**Exercise**:
Every record must appear in your copy exactly as written, with no pictures.

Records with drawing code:
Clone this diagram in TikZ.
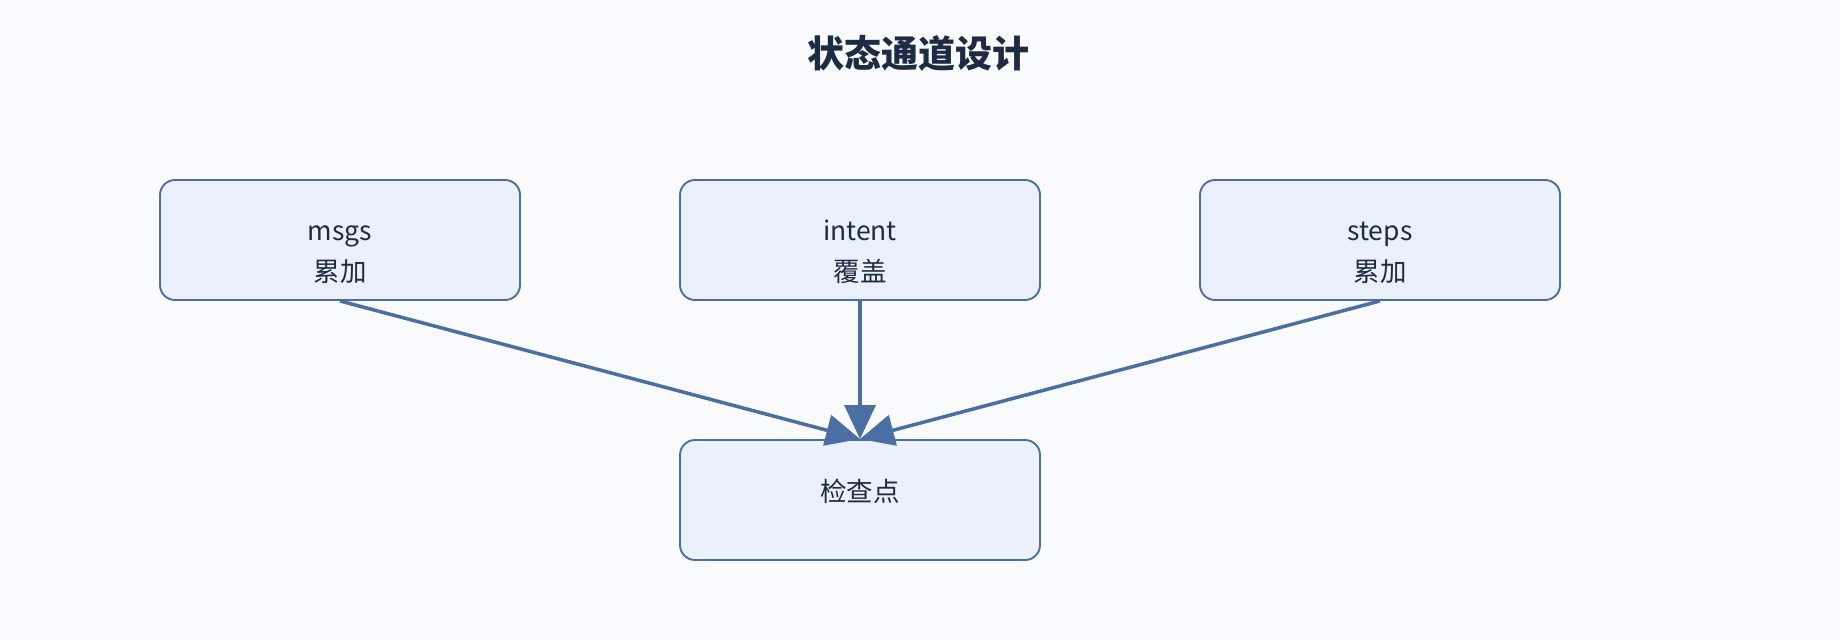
\documentclass[tikz,border=0pt]{standalone}
\usepackage{fontspec}
\setmainfont{Noto Sans CJK SC}
\usetikzlibrary{arrows.meta}
\definecolor{bgcol}{HTML}{F9FBFF}
\definecolor{boxfill}{HTML}{EAF1FC}
\definecolor{boxline}{HTML}{4A6FA5}
\definecolor{txtcol}{HTML}{1E2B45}
\begin{document}
\begin{tikzpicture}
  [x=1pt,y=-1pt,
   box/.style={draw=boxline,fill=boxfill,line width=1.9pt,rounded corners=15pt,
     minimum width=360pt,minimum height=120pt,inner sep=0pt},
   txt/.style={anchor=base,text=txtcol,inner sep=0pt,font=\fontsize{26.5}{30}\selectfont},
   link/.style={draw=boxline,line width=3.5pt,-{Triangle[length=34pt,width=31pt]}}]
  \fill[bgcol] (0,0) rectangle (1840,640);
  \useasboundingbox (0,0) rectangle (1840,640);

  \node[anchor=base,text=txtcol,font=\fontsize{37}{40}\selectfont\bfseries] (title) at (918,67) {状态通道设计};

  \node[box] (msgs) at (340,240) {};
  \node[box] (intent) at (860,240) {};
  \node[box] (steps) at (1380,240) {};
  \node[box] (ckpt) at (860,500) {};

  \node[txt] (msgs1) at (340,240) {msgs};
  \node[txt] (msgs2) at (340,281) {累加};
  \node[txt] (intent1) at (860,240) {intent};
  \node[txt] (intent2) at (860,281) {覆盖};
  \node[txt] (steps1) at (1380,240) {steps};
  \node[txt] (steps2) at (1380,281) {累加};
  \node[txt] (ckpt1) at (860,501) {检查点};

  \foreach \from/\to in {msgs/ckpt,intent/ckpt,steps/ckpt}
    \draw[link] (\from.south) -- (\to.north);
\end{tikzpicture}
\end{document}
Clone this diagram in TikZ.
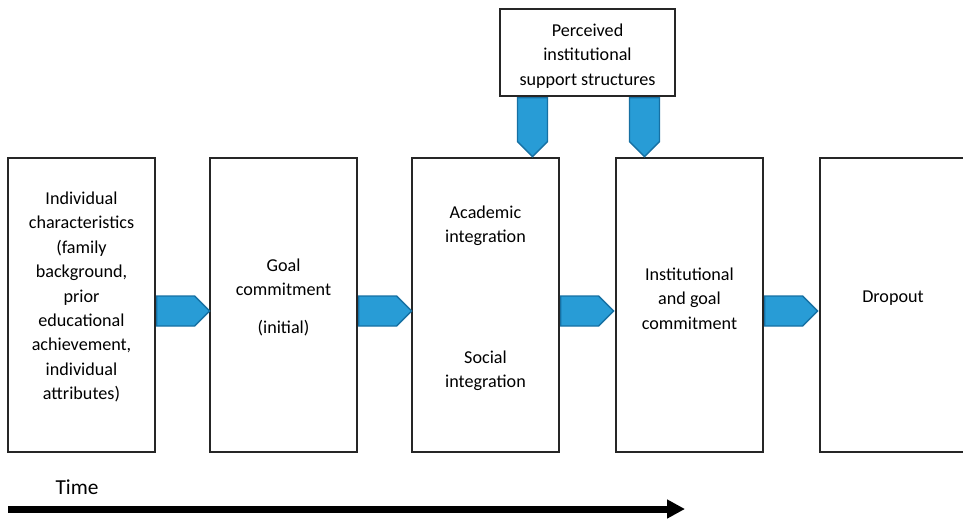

**Right answer**:
Clone this diagram in TikZ.
\documentclass[tikz,border=0pt]{standalone}
\usepackage{fontspec}
\setmainfont{Noto Sans CJK SC}
\usetikzlibrary{arrows.meta}
\definecolor{bgcol}{HTML}{F9FBFF}
\definecolor{boxfill}{HTML}{EAF1FC}
\definecolor{boxline}{HTML}{4A6FA5}
\definecolor{txtcol}{HTML}{1E2B45}
\begin{document}
\begin{tikzpicture}
  [x=1pt,y=-1pt,
   box/.style={draw=boxline,fill=boxfill,line width=1.9pt,rounded corners=15pt,
     minimum width=360pt,minimum height=120pt,inner sep=0pt},
   txt/.style={anchor=base,text=txtcol,inner sep=0pt,font=\fontsize{26.5}{30}\selectfont},
   link/.style={draw=boxline,line width=3.5pt,-{Triangle[length=34pt,width=31pt]}}]
  \fill[bgcol] (0,0) rectangle (1840,640);
  \useasboundingbox (0,0) rectangle (1840,640);

  \node[anchor=base,text=txtcol,font=\fontsize{37}{40}\selectfont\bfseries] (title) at (918,67) {状态通道设计};

  \node[box] (msgs) at (340,240) {};
  \node[box] (intent) at (860,240) {};
  \node[box] (steps) at (1380,240) {};
  \node[box] (ckpt) at (860,500) {};

  \node[txt] (msgs1) at (340,240) {msgs};
  \node[txt] (msgs2) at (340,281) {累加};
  \node[txt] (intent1) at (860,240) {intent};
  \node[txt] (intent2) at (860,281) {覆盖};
  \node[txt] (steps1) at (1380,240) {steps};
  \node[txt] (steps2) at (1380,281) {累加};
  \node[txt] (ckpt1) at (860,501) {检查点};

  \foreach \from/\to in {msgs/ckpt,intent/ckpt,steps/ckpt}
    \draw[link] (\from.south) -- (\to.north);
\end{tikzpicture}
\end{document}
Clone this diagram in TikZ.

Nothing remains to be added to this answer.